CHALLENGE: Write out the listing below without alteration, omitting its pictures.

┌──

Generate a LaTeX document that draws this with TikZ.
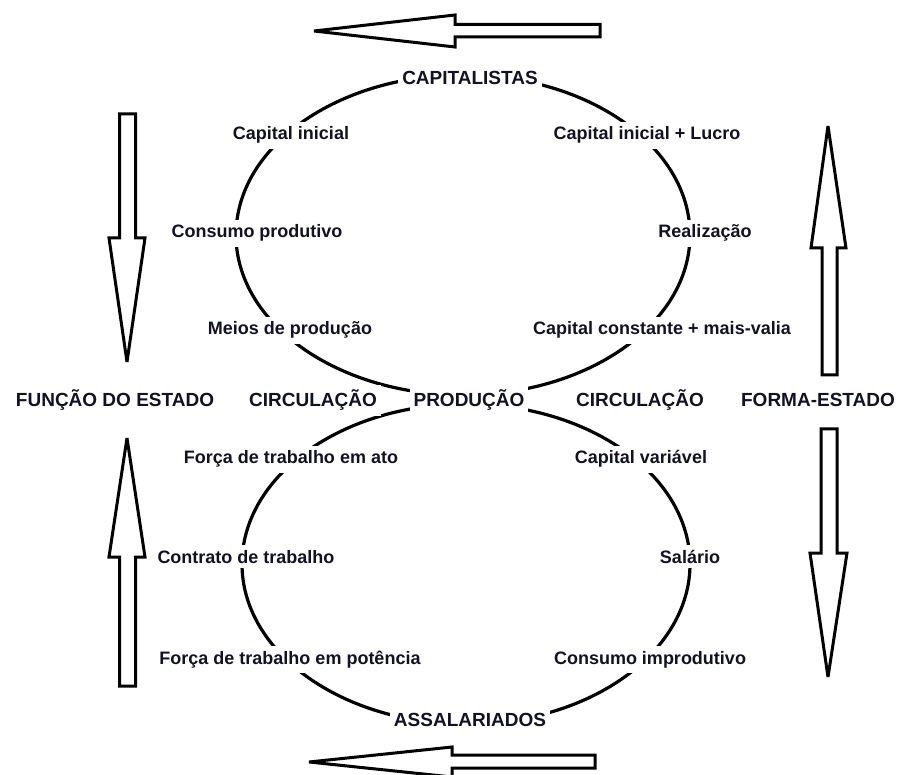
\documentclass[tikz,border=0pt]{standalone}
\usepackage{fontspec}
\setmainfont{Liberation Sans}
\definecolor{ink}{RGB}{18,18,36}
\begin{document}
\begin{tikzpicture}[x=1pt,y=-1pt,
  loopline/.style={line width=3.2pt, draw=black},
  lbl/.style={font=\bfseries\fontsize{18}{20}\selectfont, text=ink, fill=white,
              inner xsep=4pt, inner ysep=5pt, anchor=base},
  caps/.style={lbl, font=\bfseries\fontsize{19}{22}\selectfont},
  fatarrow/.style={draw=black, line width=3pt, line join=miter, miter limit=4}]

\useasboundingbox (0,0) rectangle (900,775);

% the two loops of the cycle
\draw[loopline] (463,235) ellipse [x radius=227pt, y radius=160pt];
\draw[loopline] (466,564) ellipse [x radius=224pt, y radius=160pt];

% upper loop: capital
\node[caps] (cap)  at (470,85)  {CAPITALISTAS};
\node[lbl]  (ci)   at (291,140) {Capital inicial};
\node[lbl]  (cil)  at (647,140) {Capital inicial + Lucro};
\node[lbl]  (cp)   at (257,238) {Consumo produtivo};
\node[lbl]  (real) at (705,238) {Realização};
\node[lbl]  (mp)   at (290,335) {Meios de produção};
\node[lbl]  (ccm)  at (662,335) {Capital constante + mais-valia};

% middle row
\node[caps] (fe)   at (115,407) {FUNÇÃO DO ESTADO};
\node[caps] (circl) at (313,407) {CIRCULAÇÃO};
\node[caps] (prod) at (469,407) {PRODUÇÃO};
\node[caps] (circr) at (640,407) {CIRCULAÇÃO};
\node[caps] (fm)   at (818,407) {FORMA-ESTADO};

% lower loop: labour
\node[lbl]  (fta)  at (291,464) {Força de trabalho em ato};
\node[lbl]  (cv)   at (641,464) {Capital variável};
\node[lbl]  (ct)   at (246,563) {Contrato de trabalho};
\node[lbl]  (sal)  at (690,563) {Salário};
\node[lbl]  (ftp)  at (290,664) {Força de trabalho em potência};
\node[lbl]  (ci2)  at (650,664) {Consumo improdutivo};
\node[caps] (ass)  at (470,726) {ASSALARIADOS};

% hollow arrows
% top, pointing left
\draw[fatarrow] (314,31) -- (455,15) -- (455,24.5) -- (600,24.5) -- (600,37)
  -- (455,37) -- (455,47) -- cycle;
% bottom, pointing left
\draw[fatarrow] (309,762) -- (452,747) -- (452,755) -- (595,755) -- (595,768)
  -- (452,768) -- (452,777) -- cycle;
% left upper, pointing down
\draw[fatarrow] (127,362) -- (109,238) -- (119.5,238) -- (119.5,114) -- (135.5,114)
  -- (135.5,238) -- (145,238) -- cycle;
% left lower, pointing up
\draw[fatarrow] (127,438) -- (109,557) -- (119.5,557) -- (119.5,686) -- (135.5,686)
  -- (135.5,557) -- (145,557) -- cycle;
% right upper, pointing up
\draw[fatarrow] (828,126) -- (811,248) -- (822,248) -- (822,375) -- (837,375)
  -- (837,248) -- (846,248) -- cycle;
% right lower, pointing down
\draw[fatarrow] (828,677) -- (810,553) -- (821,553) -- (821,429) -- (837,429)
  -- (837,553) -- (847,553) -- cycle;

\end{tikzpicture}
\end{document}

└──

THE RESULT:
Generate a LaTeX document that draws this with TikZ.
\documentclass[tikz,border=0pt]{standalone}
\usepackage{fontspec}
\setmainfont{Liberation Sans}
\definecolor{ink}{RGB}{18,18,36}
\begin{document}
\begin{tikzpicture}[x=1pt,y=-1pt,
  loopline/.style={line width=3.2pt, draw=black},
  lbl/.style={font=\bfseries\fontsize{18}{20}\selectfont, text=ink, fill=white,
              inner xsep=4pt, inner ysep=5pt, anchor=base},
  caps/.style={lbl, font=\bfseries\fontsize{19}{22}\selectfont},
  fatarrow/.style={draw=black, line width=3pt, line join=miter, miter limit=4}]

\useasboundingbox (0,0) rectangle (900,775);

% the two loops of the cycle
\draw[loopline] (463,235) ellipse [x radius=227pt, y radius=160pt];
\draw[loopline] (466,564) ellipse [x radius=224pt, y radius=160pt];

% upper loop: capital
\node[caps] (cap)  at (470,85)  {CAPITALISTAS};
\node[lbl]  (ci)   at (291,140) {Capital inicial};
\node[lbl]  (cil)  at (647,140) {Capital inicial + Lucro};
\node[lbl]  (cp)   at (257,238) {Consumo produtivo};
\node[lbl]  (real) at (705,238) {Realização};
\node[lbl]  (mp)   at (290,335) {Meios de produção};
\node[lbl]  (ccm)  at (662,335) {Capital constante + mais-valia};

% middle row
\node[caps] (fe)   at (115,407) {FUNÇÃO DO ESTADO};
\node[caps] (circl) at (313,407) {CIRCULAÇÃO};
\node[caps] (prod) at (469,407) {PRODUÇÃO};
\node[caps] (circr) at (640,407) {CIRCULAÇÃO};
\node[caps] (fm)   at (818,407) {FORMA-ESTADO};

% lower loop: labour
\node[lbl]  (fta)  at (291,464) {Força de trabalho em ato};
\node[lbl]  (cv)   at (641,464) {Capital variável};
\node[lbl]  (ct)   at (246,563) {Contrato de trabalho};
\node[lbl]  (sal)  at (690,563) {Salário};
\node[lbl]  (ftp)  at (290,664) {Força de trabalho em potência};
\node[lbl]  (ci2)  at (650,664) {Consumo improdutivo};
\node[caps] (ass)  at (470,726) {ASSALARIADOS};

% hollow arrows
% top, pointing left
\draw[fatarrow] (314,31) -- (455,15) -- (455,24.5) -- (600,24.5) -- (600,37)
  -- (455,37) -- (455,47) -- cycle;
% bottom, pointing left
\draw[fatarrow] (309,762) -- (452,747) -- (452,755) -- (595,755) -- (595,768)
  -- (452,768) -- (452,777) -- cycle;
% left upper, pointing down
\draw[fatarrow] (127,362) -- (109,238) -- (119.5,238) -- (119.5,114) -- (135.5,114)
  -- (135.5,238) -- (145,238) -- cycle;
% left lower, pointing up
\draw[fatarrow] (127,438) -- (109,557) -- (119.5,557) -- (119.5,686) -- (135.5,686)
  -- (135.5,557) -- (145,557) -- cycle;
% right upper, pointing up
\draw[fatarrow] (828,126) -- (811,248) -- (822,248) -- (822,375) -- (837,375)
  -- (837,248) -- (846,248) -- cycle;
% right lower, pointing down
\draw[fatarrow] (828,677) -- (810,553) -- (821,553) -- (821,429) -- (837,429)
  -- (837,553) -- (847,553) -- cycle;

\end{tikzpicture}
\end{document}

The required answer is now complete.